Atas dasar itu, Anthony melanjutkan, sejak tahun 2007 Ketua Pengadilan Negeri (PN) Jakarta Pusat menetapkan bahwa pelaksanaan eksekusi perkara atas putusan PK 240/2006 20 Februari 2007, yang teraftar di PN Jakarta Pusat dengan nomor 079/2007 tanggal 10 Oktober 2007, tidak dapat dilaksanakan alias non-executable.
“Pihak APT juga tidak mengajukan upaya hukum apapun terkait putusan itu, seperti misalnya mengajukan kasasi terhadap penetapan tersebut.
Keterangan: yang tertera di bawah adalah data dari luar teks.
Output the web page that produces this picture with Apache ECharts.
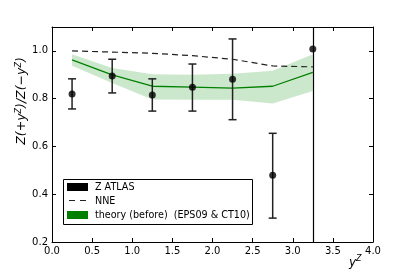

Artinya penetapan PN Jakarta Pusat no 079/2007 tanggal 10 Oktober 2007 itu telah berkekuatan hukum tetap dan mengikat,” lanjut Anthony.
Menurut Anthony, fakta bahwa keputusan Ketua PN Jakarta Pusat No 79/2007 itu telah berkekuatan hukum tetap dan mengikat dapat dibuktikan dengan konsistensi putusan Ketua PN Jakarta Pusat terhadap berbagai upaya APT untuk meminta eksekusi PK 240/2007 tersebut.
Sejak tahun 2009 sampai 2014, empat orang Ketua PN Jakarta Pusat yang berbeda telah 4 kali menolak permohonan APT untuk mengeksekusi PK 240/2006 itu. Ketua PN Jakarta Pusat konsisten menyatakan bahwa penetapan 079/2007 yang menyatakan bahwa putusan PK 240/2006 non-executable alias tidak bisa dieksekusi.